What we could do though is us a Variable to allow for updating the table 😮 we could have it be a list, and then trigger an unscheduled DAG which would take the list within that Variable, add new records to a table which the ingestion process can use, then clear out the Variable for the next run! What do you think @stacimc?

obulat commented 7 months ago

The renaming to TAG_DENYLIST was completed in #4014, so the name of the issue is a bit confusing now.

@krysal, do you think it's best to update this issue's title to reflect that the issue now refers to creating a mechanism for updating the denylist as described in the quote below? Or is it better to close this issue as partly-completed, and open a new one for what's left?
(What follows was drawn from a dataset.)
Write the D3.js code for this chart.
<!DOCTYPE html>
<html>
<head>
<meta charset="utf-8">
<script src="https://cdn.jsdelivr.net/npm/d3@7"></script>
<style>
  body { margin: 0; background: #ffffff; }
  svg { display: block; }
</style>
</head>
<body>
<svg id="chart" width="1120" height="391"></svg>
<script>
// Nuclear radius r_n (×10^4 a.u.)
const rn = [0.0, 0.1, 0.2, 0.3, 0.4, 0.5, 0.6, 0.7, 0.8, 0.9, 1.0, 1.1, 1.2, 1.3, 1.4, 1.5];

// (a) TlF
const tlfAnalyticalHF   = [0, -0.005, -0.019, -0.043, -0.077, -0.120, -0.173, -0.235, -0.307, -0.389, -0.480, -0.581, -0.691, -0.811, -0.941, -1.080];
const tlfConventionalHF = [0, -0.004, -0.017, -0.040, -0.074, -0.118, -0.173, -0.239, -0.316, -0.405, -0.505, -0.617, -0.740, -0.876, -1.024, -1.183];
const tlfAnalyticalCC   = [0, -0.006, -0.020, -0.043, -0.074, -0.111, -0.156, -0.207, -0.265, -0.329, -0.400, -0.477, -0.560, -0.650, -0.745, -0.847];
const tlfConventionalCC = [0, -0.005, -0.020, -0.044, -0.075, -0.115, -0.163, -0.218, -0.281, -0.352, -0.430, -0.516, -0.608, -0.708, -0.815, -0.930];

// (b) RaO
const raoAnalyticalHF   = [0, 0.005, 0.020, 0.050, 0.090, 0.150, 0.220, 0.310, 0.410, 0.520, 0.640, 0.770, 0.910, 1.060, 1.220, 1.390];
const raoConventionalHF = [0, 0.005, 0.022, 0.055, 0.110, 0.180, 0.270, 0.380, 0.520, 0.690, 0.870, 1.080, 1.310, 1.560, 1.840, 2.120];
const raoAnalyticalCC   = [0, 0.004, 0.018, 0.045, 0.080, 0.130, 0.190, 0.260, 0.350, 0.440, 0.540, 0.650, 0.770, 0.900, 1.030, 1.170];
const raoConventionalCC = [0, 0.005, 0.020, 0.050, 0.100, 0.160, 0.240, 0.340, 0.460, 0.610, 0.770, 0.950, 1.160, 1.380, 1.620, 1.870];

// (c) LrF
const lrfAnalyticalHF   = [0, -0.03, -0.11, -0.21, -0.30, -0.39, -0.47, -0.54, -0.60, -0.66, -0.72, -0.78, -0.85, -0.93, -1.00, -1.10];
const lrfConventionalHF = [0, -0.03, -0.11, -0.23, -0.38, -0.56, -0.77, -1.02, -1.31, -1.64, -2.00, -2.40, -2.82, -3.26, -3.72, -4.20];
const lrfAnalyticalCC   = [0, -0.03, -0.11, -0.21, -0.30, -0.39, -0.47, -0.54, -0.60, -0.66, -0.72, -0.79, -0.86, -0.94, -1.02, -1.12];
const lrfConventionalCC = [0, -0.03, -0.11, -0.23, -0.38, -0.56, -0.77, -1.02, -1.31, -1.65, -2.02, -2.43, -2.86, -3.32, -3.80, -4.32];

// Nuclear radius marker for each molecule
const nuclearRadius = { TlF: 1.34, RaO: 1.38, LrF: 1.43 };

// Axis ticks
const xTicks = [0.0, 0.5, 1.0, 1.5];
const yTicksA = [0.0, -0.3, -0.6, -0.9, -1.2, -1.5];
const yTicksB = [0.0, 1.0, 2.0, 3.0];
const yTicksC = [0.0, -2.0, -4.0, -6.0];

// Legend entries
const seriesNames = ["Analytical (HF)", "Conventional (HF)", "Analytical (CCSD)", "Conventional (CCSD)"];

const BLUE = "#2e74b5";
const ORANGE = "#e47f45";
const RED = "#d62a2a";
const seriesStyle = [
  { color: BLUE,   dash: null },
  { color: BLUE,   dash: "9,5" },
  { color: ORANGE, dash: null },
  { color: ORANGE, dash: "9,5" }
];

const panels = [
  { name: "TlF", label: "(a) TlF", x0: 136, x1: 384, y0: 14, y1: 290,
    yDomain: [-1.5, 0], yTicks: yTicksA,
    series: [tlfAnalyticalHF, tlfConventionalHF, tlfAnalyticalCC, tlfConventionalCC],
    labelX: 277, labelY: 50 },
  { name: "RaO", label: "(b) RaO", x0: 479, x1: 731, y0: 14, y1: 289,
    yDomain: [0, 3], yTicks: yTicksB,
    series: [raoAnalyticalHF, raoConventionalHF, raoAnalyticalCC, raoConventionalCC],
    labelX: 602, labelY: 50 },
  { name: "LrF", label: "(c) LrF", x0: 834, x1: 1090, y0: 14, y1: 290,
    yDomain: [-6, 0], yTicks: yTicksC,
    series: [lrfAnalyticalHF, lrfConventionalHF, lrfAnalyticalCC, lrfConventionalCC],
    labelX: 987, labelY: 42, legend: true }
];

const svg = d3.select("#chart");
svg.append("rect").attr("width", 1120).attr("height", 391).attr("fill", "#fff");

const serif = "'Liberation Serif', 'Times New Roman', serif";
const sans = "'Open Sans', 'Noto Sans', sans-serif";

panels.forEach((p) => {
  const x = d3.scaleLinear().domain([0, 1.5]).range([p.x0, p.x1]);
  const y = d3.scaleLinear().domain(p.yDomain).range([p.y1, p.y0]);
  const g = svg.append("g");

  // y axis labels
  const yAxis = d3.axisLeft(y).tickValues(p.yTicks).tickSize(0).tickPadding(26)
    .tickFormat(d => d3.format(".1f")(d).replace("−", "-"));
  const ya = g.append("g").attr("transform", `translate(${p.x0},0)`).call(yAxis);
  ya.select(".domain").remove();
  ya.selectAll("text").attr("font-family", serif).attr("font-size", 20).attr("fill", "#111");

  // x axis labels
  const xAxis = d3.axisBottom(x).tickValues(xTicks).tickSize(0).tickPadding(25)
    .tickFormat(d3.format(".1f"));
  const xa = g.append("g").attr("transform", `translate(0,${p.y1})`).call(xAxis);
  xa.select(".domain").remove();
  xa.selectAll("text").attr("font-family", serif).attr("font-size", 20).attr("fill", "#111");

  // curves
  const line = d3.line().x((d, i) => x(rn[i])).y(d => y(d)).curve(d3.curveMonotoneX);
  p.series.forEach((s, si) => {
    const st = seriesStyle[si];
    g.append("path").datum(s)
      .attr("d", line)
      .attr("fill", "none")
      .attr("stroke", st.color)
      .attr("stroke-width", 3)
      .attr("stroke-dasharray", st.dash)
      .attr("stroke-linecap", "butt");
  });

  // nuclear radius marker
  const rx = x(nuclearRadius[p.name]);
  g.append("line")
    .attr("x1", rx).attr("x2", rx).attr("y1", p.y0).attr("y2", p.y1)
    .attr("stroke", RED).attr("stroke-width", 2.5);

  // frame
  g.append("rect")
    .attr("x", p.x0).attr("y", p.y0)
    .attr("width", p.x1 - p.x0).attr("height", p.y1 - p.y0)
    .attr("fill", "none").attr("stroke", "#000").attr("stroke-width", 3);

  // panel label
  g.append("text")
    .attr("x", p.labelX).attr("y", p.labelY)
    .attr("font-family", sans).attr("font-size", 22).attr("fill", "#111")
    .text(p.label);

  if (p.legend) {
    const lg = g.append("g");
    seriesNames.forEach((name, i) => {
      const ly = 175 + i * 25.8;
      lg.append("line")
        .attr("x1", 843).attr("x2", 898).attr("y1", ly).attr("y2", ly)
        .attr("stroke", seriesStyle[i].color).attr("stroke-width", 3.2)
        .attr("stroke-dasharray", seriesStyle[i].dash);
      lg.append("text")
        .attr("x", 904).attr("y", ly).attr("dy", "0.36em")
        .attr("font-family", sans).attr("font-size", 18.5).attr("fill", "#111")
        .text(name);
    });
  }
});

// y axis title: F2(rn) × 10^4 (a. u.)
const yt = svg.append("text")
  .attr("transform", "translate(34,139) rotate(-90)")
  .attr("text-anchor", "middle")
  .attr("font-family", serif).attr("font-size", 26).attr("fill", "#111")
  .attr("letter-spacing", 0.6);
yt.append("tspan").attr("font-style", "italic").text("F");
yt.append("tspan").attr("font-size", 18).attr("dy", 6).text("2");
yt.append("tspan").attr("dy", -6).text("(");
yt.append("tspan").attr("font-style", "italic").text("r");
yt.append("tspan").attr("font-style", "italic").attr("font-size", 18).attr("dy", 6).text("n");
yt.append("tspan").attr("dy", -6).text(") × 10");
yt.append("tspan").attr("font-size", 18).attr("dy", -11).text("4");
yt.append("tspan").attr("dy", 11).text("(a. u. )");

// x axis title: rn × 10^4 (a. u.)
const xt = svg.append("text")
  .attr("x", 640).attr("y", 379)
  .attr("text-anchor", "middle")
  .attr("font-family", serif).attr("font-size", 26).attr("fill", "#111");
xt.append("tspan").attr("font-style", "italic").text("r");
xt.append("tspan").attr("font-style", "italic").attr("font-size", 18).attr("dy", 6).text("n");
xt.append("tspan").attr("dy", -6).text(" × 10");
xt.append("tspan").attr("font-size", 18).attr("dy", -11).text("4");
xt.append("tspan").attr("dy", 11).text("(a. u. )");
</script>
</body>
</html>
This would be something we could manage through the Airflow UI, but if that were the case it'd probably be a Variable unless we wanted to add some custom frontend pieces. The trouble with using a Variable is that it's all stored in 1 database field so if it was only there that record could become quite unwieldy.

What we could do though is us a Variable to allow for updating the table 😮 we could have it be a list, and then trigger an unscheduled DAG which would take the list within that Variable, add new records to a table which the ingestion process can use, then clear out the Variable for the next run! What do you think @stacimc?